**Instructions to follow**
Each line below is to be written out in full, exactly as shown.

= = =

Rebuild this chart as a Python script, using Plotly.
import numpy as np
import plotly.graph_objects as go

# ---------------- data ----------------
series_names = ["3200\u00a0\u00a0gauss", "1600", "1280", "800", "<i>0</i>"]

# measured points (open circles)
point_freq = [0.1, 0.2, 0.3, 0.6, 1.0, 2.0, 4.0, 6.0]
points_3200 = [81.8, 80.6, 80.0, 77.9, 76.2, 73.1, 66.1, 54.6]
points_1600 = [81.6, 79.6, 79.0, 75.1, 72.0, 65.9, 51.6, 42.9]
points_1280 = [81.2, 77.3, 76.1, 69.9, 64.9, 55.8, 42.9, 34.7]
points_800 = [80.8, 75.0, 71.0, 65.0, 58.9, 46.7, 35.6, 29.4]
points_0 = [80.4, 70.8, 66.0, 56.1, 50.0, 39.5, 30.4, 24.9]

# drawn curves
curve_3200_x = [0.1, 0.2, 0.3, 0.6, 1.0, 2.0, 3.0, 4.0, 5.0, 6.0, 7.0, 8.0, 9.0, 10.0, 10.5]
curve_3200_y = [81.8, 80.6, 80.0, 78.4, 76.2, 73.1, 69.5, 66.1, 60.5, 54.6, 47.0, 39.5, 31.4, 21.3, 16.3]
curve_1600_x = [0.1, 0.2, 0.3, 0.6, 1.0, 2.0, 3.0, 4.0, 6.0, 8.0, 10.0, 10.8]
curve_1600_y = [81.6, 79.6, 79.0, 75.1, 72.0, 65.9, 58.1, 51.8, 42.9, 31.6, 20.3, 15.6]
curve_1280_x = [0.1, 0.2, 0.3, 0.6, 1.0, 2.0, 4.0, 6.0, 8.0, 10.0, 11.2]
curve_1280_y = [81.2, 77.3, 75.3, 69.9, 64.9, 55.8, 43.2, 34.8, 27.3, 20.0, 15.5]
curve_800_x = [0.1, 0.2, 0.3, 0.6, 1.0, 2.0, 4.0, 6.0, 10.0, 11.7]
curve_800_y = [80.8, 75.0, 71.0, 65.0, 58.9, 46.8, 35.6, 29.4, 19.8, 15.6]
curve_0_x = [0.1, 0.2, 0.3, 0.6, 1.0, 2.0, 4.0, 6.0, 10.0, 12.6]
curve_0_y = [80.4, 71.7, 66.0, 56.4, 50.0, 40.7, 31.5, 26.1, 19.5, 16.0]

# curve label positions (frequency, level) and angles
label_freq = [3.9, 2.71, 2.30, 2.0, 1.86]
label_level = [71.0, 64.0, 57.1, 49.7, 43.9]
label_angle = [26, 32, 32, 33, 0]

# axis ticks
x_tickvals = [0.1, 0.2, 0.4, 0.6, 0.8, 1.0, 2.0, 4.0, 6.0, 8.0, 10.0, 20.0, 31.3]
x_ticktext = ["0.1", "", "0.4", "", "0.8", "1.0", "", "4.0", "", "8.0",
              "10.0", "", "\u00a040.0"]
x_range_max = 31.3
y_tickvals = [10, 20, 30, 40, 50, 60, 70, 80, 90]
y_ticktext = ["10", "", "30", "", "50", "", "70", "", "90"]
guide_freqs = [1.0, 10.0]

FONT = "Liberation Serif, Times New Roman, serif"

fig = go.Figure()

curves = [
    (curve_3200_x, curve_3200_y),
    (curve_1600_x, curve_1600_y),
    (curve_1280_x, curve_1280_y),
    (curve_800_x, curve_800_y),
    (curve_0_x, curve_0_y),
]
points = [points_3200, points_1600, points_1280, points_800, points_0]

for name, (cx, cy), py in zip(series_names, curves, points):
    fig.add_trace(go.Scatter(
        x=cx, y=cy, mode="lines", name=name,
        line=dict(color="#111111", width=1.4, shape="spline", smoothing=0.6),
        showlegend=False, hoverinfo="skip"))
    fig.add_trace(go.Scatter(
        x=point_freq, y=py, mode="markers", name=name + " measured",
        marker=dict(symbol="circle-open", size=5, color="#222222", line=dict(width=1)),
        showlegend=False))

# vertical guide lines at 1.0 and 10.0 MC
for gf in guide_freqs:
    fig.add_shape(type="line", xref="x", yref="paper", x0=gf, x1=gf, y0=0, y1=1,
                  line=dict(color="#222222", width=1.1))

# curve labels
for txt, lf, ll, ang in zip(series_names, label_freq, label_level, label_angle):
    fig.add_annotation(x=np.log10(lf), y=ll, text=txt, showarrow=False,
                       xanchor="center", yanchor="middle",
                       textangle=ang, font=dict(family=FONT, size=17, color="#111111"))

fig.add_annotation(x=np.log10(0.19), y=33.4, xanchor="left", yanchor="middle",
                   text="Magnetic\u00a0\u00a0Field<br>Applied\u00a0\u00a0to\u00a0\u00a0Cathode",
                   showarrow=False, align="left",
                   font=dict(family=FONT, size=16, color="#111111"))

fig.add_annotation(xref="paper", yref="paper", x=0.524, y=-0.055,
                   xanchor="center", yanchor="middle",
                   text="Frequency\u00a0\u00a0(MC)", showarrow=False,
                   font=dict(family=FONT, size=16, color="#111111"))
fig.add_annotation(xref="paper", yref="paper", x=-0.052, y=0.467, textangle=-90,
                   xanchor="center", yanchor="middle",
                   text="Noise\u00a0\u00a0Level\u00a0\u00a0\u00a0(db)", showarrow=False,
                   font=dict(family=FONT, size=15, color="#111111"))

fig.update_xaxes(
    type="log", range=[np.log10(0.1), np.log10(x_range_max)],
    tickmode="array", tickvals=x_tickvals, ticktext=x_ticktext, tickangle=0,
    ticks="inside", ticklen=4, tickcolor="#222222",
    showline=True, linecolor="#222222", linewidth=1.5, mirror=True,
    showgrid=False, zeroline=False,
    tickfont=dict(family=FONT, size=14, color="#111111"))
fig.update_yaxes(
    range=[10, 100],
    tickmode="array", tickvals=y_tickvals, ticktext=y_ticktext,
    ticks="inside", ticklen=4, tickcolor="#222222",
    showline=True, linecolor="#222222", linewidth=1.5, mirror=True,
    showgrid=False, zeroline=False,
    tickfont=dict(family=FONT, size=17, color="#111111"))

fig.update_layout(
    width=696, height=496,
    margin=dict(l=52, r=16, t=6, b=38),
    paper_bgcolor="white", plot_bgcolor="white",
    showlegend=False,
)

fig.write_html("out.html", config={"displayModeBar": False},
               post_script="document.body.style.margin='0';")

= = =

**Written answer**
Rebuild this chart as a Python script, using Plotly.
import numpy as np
import plotly.graph_objects as go

# ---------------- data ----------------
series_names = ["3200\u00a0\u00a0gauss", "1600", "1280", "800", "<i>0</i>"]

# measured points (open circles)
point_freq = [0.1, 0.2, 0.3, 0.6, 1.0, 2.0, 4.0, 6.0]
points_3200 = [81.8, 80.6, 80.0, 77.9, 76.2, 73.1, 66.1, 54.6]
points_1600 = [81.6, 79.6, 79.0, 75.1, 72.0, 65.9, 51.6, 42.9]
points_1280 = [81.2, 77.3, 76.1, 69.9, 64.9, 55.8, 42.9, 34.7]
points_800 = [80.8, 75.0, 71.0, 65.0, 58.9, 46.7, 35.6, 29.4]
points_0 = [80.4, 70.8, 66.0, 56.1, 50.0, 39.5, 30.4, 24.9]

# drawn curves
curve_3200_x = [0.1, 0.2, 0.3, 0.6, 1.0, 2.0, 3.0, 4.0, 5.0, 6.0, 7.0, 8.0, 9.0, 10.0, 10.5]
curve_3200_y = [81.8, 80.6, 80.0, 78.4, 76.2, 73.1, 69.5, 66.1, 60.5, 54.6, 47.0, 39.5, 31.4, 21.3, 16.3]
curve_1600_x = [0.1, 0.2, 0.3, 0.6, 1.0, 2.0, 3.0, 4.0, 6.0, 8.0, 10.0, 10.8]
curve_1600_y = [81.6, 79.6, 79.0, 75.1, 72.0, 65.9, 58.1, 51.8, 42.9, 31.6, 20.3, 15.6]
curve_1280_x = [0.1, 0.2, 0.3, 0.6, 1.0, 2.0, 4.0, 6.0, 8.0, 10.0, 11.2]
curve_1280_y = [81.2, 77.3, 75.3, 69.9, 64.9, 55.8, 43.2, 34.8, 27.3, 20.0, 15.5]
curve_800_x = [0.1, 0.2, 0.3, 0.6, 1.0, 2.0, 4.0, 6.0, 10.0, 11.7]
curve_800_y = [80.8, 75.0, 71.0, 65.0, 58.9, 46.8, 35.6, 29.4, 19.8, 15.6]
curve_0_x = [0.1, 0.2, 0.3, 0.6, 1.0, 2.0, 4.0, 6.0, 10.0, 12.6]
curve_0_y = [80.4, 71.7, 66.0, 56.4, 50.0, 40.7, 31.5, 26.1, 19.5, 16.0]

# curve label positions (frequency, level) and angles
label_freq = [3.9, 2.71, 2.30, 2.0, 1.86]
label_level = [71.0, 64.0, 57.1, 49.7, 43.9]
label_angle = [26, 32, 32, 33, 0]

# axis ticks
x_tickvals = [0.1, 0.2, 0.4, 0.6, 0.8, 1.0, 2.0, 4.0, 6.0, 8.0, 10.0, 20.0, 31.3]
x_ticktext = ["0.1", "", "0.4", "", "0.8", "1.0", "", "4.0", "", "8.0",
              "10.0", "", "\u00a040.0"]
x_range_max = 31.3
y_tickvals = [10, 20, 30, 40, 50, 60, 70, 80, 90]
y_ticktext = ["10", "", "30", "", "50", "", "70", "", "90"]
guide_freqs = [1.0, 10.0]

FONT = "Liberation Serif, Times New Roman, serif"

fig = go.Figure()

curves = [
    (curve_3200_x, curve_3200_y),
    (curve_1600_x, curve_1600_y),
    (curve_1280_x, curve_1280_y),
    (curve_800_x, curve_800_y),
    (curve_0_x, curve_0_y),
]
points = [points_3200, points_1600, points_1280, points_800, points_0]

for name, (cx, cy), py in zip(series_names, curves, points):
    fig.add_trace(go.Scatter(
        x=cx, y=cy, mode="lines", name=name,
        line=dict(color="#111111", width=1.4, shape="spline", smoothing=0.6),
        showlegend=False, hoverinfo="skip"))
    fig.add_trace(go.Scatter(
        x=point_freq, y=py, mode="markers", name=name + " measured",
        marker=dict(symbol="circle-open", size=5, color="#222222", line=dict(width=1)),
        showlegend=False))

# vertical guide lines at 1.0 and 10.0 MC
for gf in guide_freqs:
    fig.add_shape(type="line", xref="x", yref="paper", x0=gf, x1=gf, y0=0, y1=1,
                  line=dict(color="#222222", width=1.1))

# curve labels
for txt, lf, ll, ang in zip(series_names, label_freq, label_level, label_angle):
    fig.add_annotation(x=np.log10(lf), y=ll, text=txt, showarrow=False,
                       xanchor="center", yanchor="middle",
                       textangle=ang, font=dict(family=FONT, size=17, color="#111111"))

fig.add_annotation(x=np.log10(0.19), y=33.4, xanchor="left", yanchor="middle",
                   text="Magnetic\u00a0\u00a0Field<br>Applied\u00a0\u00a0to\u00a0\u00a0Cathode",
                   showarrow=False, align="left",
                   font=dict(family=FONT, size=16, color="#111111"))

fig.add_annotation(xref="paper", yref="paper", x=0.524, y=-0.055,
                   xanchor="center", yanchor="middle",
                   text="Frequency\u00a0\u00a0(MC)", showarrow=False,
                   font=dict(family=FONT, size=16, color="#111111"))
fig.add_annotation(xref="paper", yref="paper", x=-0.052, y=0.467, textangle=-90,
                   xanchor="center", yanchor="middle",
                   text="Noise\u00a0\u00a0Level\u00a0\u00a0\u00a0(db)", showarrow=False,
                   font=dict(family=FONT, size=15, color="#111111"))

fig.update_xaxes(
    type="log", range=[np.log10(0.1), np.log10(x_range_max)],
    tickmode="array", tickvals=x_tickvals, ticktext=x_ticktext, tickangle=0,
    ticks="inside", ticklen=4, tickcolor="#222222",
    showline=True, linecolor="#222222", linewidth=1.5, mirror=True,
    showgrid=False, zeroline=False,
    tickfont=dict(family=FONT, size=14, color="#111111"))
fig.update_yaxes(
    range=[10, 100],
    tickmode="array", tickvals=y_tickvals, ticktext=y_ticktext,
    ticks="inside", ticklen=4, tickcolor="#222222",
    showline=True, linecolor="#222222", linewidth=1.5, mirror=True,
    showgrid=False, zeroline=False,
    tickfont=dict(family=FONT, size=17, color="#111111"))

fig.update_layout(
    width=696, height=496,
    margin=dict(l=52, r=16, t=6, b=38),
    paper_bgcolor="white", plot_bgcolor="white",
    showlegend=False,
)

fig.write_html("out.html", config={"displayModeBar": False},
               post_script="document.body.style.margin='0';")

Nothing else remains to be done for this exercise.